Often, representation for black people on network television has been about getting the faces seen but not heard. A pleasant surprise on this season of Batwoman has been the nature of the stories being told. They represent the real-life issues that not only black people face, but mainly black women as Ryan’s character is a homeless ex-con. Nothing quite articulates the experience like an exchange in episode 1 between Ryan and her parole officer. Officer Stevens tells Ryan, “They are your choices, Ryan. You have the power to turn this around.” Ryan responds in kind, “You want to know why I haven’t paid my fines? Because I can’t find a job. Because I don’t have a home. Because no landlord wants to rent to an ex-con who’s post-release. You see how this works? No one cares that the dope wasn’t mine or that the Crows were dirty or that I’m actually a decent human. I am a file in your cabinet. That is not having power. That is the very definition of powerless.”

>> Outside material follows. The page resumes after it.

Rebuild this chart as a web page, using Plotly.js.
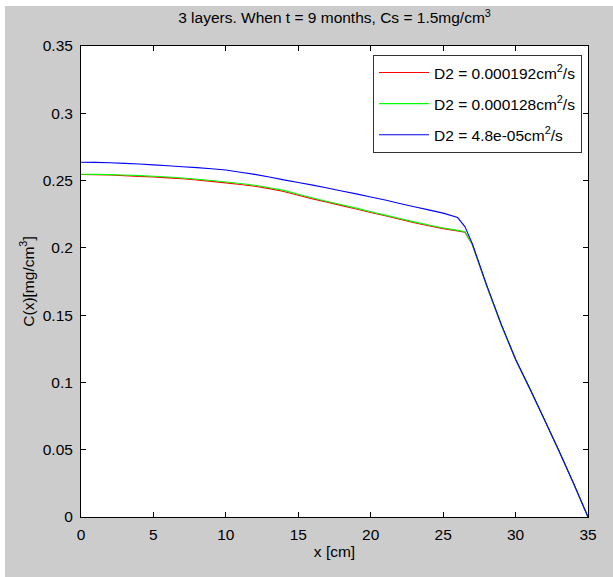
<!DOCTYPE html>
<html>
<head>
<meta charset="utf-8">
<script src="https://cdn.plot.ly/plotly-3.0.1.min.js"></script>
<style>
html, body { margin: 0; padding: 0; background: #ffffff; width: 613px; height: 577px; overflow: hidden; }
#chart { position: absolute; left: 5px; top: 6px; width: 608px; height: 571px; }
</style>
</head>
<body>
<div id="chart"></div>
<script>
// x positions [cm]
const xRed = [0,1,2,3,4,5,6,7,8,9,10,11,12,13,14,15,16,17,18,19,20,21,22,23,24,25,26,26.5,27,28,29,30,31,32,33,34,35];
const xGreen = [0,1,2,3,4,5,6,7,8,9,10,11,12,13,14,15,16,17,18,19,20,21,22,23,24,25,26,26.5,27,28,29,30,31,32,33,34,35];
const xBlue = [0,1,2,3,4,5,6,7,8,9,10,11,12,13,14,15,16,17,18,19,20,21,22,23,24,25,26,26.5,27,28,29,30,31,32,33,34,35];

// C(x) [mg/cm^3]
const cRed = [0.2545,0.2544,0.2541,0.2536,0.2531,0.2526,0.2520,0.2513,0.2504,0.2494,0.2483,0.2471,0.2458,0.2440,0.2419,0.2391,0.2364,0.2340,0.2314,0.2289,0.2263,0.2238,0.2213,0.2187,0.2164,0.2143,0.2126,0.2117,0.2028,0.1718,0.1430,0.1170,0.0950,0.0720,0.0490,0.0250,0.0];
const cGreen = [0.2547,0.2546,0.2544,0.2541,0.2537,0.2532,0.2526,0.2519,0.2510,0.2500,0.2489,0.2478,0.2465,0.2447,0.2427,0.2398,0.2370,0.2345,0.2320,0.2295,0.2268,0.2243,0.2218,0.2193,0.2170,0.2148,0.2130,0.2120,0.2030,0.1720,0.1430,0.1170,0.0950,0.0720,0.0490,0.0250,0.0];
const cBlue = [0.2636,0.2635,0.2632,0.2628,0.2623,0.2617,0.2610,0.2603,0.2596,0.2588,0.2578,0.2562,0.2546,0.2527,0.2505,0.2486,0.2466,0.2445,0.2423,0.2401,0.2378,0.2355,0.2330,0.2305,0.2282,0.2258,0.2225,0.2158,0.2035,0.1725,0.1435,0.1172,0.0952,0.0722,0.0491,0.0251,0.0];

const seriesNames = ["D2 = 0.000192cm<sup>2</sup>/s", "D2 = 0.000128cm<sup>2</sup>/s", "D2 = 4.8e-05cm<sup>2</sup>/s"];
const seriesColors = ["#ff0000", "#00ff00", "#0000ff"];

const xTickVals = [0,5,10,15,20,25,30,35];
const xTickText = ["0","5","10","15","20","25","30","35"];
const yTickVals = [0,0.05,0.1,0.15,0.2,0.25,0.3,0.35];
const yTickText = ["0","0.05","0.1","0.15","0.2","0.25","0.3","0.35"];

const FONT = "Liberation Sans, Arial, sans-serif";
const FS = 15.5;

const xs = [xRed, xGreen, xBlue];
const cs = [cRed, cGreen, cBlue];
const traces = xs.map((x, i) => ({
  x: x, y: cs[i], type: 'scatter', mode: 'lines',
  name: seriesNames[i], legendgroup: 'g' + i,
  line: { color: seriesColors[i], width: 1.1, simplify: false },
  hoverinfo: 'skip'
}));

const axisCommon = {
  showgrid: false, zeroline: false, showline: true, linecolor: '#000000', linewidth: 1,
  mirror: 'allticks', ticks: 'inside', ticklen: 5, tickwidth: 1, tickcolor: '#000000',
  tickfont: { family: FONT, size: FS, color: '#000000' }
};

const layout = {
  width: 608, height: 571,
  margin: { l: 76, r: 25, t: 40, b: 60, pad: 0 },
  paper_bgcolor: '#cccccc', plot_bgcolor: '#ffffff',
  font: { family: FONT, size: FS, color: '#000000' },
  title: { text: '3 layers. When t = 9 months, Cs = 1.5mg/cm<sup>3</sup>', x: 0.5, xref: 'paper', xanchor: 'center', y: 0.979, yref: 'container', yanchor: 'middle', font: { family: FONT, size: FS, color: '#000000' } },
  xaxis: Object.assign({}, axisCommon, {
    range: [0, 35], tickmode: 'array', tickvals: xTickVals, ticktext: xTickText,
    ticklabelstandoff: 3,
    title: { text: 'x [cm]', font: { family: FONT, size: FS, color: '#000000' }, standoff: 4 }
  }),
  yaxis: Object.assign({}, axisCommon, {
    range: [0, 0.35], tickmode: 'array', tickvals: yTickVals, ticktext: yTickText,
    ticklabelstandoff: 4,
    title: { text: 'C(x)[mg/cm<sup>3</sup>]', font: { family: FONT, size: FS, color: '#000000' }, standoff: 4 }
  }),
  showlegend: true,
  legend: {
    x: 0.576, y: 0.981, xanchor: 'left', yanchor: 'top',
    bgcolor: '#ffffff', bordercolor: '#333333', borderwidth: 1,
    font: { family: FONT, size: FS, color: '#000000' },
    traceorder: 'grouped', tracegroupgap: 8, itemwidth: 50
  }
};

Plotly.newPlot('chart', traces, layout, { staticPlot: true, displayModeBar: false });
</script>
</body>
</html>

Lines like those are so important in storytelling. We are reminded every day in society that it’s all about the bottom line. Your circumstances don’t matter to the powers that be, nor does context. This is Ryan’s reality in trying to find a job. Leslie and the writers deserve a lot of credit for the nuance in their storytelling. Ryan Wilder is not only trying to make sense of her life after prison but also trying to fill the shoes of Gotham’s missing hero.
“That suit. It’s bigger than me. It’s one thing to put it on and it’s another thing to wear it.” That line is symbolism for not only what Ryan carries but exemplifies the constant juggling act of expectations versus reality that is the life of a black woman.
In Batwoman’s latest installment nothing hits home more as she finds the boy she was looking for. Jacob Kane asks, “How did you know he was here?” Batwoman replies, “Easy. I looked.” It’s the simplicity of the words and the delivery of them that punctuates the meaning of the story. That meaning? It’s not enough to just be seen, people need to be heard.